§ **Problem requirements**:
Report how many lines hold the string "this". Give the number and nothing else.

§ **Dataset**:
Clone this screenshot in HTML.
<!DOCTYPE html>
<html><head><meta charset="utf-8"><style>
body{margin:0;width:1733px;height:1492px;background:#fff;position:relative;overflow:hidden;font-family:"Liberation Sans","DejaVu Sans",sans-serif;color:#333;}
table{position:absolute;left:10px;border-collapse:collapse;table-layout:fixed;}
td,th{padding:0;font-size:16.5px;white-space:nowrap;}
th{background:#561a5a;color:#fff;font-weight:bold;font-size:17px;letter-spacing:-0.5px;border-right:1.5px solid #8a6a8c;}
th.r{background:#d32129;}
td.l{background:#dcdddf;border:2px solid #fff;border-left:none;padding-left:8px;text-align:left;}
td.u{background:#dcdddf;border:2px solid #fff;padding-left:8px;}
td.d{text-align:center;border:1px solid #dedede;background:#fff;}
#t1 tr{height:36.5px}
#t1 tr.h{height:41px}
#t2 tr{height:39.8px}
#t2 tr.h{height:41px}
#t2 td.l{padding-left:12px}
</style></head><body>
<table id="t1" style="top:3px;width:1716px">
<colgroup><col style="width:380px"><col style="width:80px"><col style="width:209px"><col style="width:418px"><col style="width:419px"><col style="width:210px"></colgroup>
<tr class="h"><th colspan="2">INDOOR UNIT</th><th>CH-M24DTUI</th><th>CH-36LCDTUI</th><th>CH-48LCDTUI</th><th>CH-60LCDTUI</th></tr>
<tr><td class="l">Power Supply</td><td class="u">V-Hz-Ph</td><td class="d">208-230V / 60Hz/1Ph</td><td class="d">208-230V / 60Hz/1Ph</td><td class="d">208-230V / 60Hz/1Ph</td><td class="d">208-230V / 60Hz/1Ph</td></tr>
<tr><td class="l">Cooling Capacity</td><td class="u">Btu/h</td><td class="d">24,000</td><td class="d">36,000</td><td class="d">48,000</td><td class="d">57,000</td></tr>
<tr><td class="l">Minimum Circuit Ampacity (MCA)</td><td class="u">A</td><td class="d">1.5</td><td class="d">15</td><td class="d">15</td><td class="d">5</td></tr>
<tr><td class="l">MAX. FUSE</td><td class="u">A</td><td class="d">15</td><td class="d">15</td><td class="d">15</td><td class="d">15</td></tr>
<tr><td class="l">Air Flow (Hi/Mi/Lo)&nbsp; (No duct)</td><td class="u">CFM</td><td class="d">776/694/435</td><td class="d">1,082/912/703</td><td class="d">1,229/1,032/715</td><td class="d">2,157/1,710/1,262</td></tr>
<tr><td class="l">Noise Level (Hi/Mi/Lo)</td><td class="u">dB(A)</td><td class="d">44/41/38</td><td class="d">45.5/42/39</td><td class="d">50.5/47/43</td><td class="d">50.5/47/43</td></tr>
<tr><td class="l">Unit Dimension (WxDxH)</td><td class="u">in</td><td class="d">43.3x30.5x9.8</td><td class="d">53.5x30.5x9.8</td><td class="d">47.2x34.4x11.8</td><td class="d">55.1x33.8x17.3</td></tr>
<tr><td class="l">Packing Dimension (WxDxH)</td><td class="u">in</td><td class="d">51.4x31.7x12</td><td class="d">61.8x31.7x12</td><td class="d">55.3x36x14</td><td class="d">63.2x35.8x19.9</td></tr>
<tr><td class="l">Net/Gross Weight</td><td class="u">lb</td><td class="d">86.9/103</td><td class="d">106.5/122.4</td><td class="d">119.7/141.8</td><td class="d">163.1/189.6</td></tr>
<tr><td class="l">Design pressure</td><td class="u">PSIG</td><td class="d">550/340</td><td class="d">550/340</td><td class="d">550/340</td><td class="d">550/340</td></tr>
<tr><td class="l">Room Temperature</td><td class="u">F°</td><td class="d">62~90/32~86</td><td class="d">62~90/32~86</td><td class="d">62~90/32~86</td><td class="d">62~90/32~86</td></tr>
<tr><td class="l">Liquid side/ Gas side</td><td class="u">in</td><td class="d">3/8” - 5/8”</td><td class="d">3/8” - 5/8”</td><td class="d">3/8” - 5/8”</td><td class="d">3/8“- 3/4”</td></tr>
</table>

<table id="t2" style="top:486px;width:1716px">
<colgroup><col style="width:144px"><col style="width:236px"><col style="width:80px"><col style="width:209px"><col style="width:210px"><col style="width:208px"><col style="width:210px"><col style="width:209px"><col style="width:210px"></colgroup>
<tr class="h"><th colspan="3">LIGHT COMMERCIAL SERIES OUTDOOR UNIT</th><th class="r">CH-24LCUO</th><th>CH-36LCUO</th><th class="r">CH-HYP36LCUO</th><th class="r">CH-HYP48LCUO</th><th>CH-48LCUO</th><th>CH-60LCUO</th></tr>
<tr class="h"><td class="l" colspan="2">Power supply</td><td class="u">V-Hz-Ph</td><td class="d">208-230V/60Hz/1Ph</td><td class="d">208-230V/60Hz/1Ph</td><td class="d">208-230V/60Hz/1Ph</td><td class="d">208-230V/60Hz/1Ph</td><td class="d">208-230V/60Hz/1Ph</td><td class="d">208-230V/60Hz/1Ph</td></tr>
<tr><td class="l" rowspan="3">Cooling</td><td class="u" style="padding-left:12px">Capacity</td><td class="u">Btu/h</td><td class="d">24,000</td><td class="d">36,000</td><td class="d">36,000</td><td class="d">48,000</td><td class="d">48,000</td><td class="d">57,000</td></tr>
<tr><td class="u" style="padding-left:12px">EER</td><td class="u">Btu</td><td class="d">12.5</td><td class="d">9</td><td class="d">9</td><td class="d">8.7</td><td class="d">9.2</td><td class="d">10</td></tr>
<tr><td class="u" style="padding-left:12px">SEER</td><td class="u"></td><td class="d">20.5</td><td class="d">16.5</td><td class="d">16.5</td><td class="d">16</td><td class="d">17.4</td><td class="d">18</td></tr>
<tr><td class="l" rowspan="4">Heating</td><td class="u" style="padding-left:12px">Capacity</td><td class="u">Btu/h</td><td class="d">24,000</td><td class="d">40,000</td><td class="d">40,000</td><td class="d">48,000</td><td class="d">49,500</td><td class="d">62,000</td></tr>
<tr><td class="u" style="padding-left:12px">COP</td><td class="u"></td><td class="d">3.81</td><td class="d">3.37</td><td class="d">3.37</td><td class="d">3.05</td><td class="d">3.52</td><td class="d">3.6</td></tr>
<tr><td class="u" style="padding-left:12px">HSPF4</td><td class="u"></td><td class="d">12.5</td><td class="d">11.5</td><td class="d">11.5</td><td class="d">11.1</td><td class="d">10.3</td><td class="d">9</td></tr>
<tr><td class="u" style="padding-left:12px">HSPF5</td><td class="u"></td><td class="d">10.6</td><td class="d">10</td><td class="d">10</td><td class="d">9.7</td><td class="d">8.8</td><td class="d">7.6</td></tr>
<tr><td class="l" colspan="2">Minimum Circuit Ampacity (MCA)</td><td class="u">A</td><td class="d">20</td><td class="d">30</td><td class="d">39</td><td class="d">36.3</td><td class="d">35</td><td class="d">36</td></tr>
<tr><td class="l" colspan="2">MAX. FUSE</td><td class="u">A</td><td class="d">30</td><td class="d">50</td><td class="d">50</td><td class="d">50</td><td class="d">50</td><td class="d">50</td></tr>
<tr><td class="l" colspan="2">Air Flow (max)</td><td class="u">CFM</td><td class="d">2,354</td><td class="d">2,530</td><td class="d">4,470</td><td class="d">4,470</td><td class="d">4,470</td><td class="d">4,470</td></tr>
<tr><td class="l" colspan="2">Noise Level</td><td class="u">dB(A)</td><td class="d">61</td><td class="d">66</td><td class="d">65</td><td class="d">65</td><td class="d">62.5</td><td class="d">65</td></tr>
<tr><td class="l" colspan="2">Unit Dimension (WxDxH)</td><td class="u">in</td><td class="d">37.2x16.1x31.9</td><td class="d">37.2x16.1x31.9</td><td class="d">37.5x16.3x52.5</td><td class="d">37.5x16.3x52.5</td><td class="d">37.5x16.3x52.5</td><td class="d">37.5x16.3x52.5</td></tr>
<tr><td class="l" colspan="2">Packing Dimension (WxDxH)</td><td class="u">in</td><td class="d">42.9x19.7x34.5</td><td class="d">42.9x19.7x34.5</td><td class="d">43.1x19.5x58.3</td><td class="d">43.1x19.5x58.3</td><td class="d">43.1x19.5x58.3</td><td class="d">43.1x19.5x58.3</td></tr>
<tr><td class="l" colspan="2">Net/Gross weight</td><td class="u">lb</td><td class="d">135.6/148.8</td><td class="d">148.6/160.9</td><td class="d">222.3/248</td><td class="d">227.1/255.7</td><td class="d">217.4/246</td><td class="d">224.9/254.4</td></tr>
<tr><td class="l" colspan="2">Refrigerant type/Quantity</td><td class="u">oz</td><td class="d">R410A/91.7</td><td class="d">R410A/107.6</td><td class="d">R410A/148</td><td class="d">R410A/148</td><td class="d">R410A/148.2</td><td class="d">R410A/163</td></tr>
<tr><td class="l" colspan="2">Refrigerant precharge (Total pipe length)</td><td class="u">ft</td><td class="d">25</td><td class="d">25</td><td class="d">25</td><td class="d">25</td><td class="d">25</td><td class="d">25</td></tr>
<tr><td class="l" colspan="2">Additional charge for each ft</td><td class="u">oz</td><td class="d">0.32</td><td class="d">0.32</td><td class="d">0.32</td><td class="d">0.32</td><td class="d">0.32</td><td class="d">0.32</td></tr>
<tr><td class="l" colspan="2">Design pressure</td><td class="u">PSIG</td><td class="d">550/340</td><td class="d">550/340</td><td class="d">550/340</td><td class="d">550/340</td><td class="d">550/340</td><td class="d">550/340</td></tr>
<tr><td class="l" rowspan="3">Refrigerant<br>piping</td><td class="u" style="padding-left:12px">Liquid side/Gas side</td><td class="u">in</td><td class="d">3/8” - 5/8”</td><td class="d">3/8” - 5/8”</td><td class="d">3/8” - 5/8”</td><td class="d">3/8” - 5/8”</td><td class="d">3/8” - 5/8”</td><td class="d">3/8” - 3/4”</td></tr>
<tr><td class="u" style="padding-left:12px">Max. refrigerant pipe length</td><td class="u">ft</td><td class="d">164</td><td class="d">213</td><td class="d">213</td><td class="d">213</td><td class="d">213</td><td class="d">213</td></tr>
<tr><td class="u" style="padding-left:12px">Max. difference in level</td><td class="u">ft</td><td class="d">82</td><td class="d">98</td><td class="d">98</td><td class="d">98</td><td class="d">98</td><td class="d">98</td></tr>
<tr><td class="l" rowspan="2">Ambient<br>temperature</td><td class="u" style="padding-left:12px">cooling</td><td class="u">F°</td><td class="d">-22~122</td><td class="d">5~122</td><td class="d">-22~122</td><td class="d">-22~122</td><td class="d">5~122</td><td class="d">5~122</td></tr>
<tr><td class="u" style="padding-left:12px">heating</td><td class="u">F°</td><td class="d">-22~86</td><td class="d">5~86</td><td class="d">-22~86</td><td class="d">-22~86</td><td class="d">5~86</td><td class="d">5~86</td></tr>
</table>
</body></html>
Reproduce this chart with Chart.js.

§ **Written response**:
2